> [LISTED ENTRIES]
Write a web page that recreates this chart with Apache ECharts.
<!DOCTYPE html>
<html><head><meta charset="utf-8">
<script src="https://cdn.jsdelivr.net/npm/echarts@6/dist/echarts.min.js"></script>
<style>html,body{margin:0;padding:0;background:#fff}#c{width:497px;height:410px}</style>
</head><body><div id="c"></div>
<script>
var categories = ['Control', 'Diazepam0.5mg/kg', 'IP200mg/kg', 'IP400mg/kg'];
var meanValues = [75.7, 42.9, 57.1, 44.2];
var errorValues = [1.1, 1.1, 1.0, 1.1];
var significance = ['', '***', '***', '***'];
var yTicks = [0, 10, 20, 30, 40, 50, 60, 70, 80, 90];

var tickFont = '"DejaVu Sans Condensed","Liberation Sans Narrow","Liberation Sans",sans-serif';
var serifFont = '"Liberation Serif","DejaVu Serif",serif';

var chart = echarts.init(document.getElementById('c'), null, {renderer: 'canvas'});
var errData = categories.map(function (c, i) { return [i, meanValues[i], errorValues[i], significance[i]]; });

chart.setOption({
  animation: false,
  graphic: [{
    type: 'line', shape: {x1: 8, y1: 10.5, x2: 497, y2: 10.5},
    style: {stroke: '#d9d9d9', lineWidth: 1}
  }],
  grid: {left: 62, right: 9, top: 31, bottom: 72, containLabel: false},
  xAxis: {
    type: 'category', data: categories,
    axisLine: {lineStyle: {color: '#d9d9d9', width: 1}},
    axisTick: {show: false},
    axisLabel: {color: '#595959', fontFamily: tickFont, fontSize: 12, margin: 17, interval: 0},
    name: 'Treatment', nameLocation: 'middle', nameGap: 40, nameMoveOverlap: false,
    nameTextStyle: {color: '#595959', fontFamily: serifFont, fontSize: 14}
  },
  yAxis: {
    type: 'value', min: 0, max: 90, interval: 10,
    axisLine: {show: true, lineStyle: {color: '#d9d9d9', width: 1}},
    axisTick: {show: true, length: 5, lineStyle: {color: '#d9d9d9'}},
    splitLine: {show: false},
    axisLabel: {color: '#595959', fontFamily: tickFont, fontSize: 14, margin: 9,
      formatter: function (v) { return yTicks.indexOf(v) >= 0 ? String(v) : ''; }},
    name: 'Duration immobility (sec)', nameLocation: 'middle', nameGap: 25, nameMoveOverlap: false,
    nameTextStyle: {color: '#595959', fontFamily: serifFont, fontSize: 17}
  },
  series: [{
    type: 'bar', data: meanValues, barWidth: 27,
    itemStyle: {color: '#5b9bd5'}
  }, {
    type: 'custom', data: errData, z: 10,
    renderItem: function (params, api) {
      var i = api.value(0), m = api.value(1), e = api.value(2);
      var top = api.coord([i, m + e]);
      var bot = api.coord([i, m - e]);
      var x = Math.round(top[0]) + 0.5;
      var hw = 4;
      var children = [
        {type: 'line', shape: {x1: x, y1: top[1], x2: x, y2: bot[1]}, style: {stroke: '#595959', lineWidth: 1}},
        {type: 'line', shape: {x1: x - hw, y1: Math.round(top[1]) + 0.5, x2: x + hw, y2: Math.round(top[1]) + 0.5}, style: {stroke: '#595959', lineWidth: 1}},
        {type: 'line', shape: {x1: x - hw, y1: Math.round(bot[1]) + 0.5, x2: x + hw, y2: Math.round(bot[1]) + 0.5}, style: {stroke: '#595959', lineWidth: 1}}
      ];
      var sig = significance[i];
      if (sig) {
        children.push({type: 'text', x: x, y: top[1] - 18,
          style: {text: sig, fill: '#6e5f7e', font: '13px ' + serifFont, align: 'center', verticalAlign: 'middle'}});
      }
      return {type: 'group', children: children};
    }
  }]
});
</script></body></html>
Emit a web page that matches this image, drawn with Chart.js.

> [TASK TO COMPLETE]
Scan the lines for the string "page". Pick out every line that has it.

> [REPLY]
Write a web page that recreates this chart with Apache ECharts.
Emit a web page that matches this image, drawn with Chart.js.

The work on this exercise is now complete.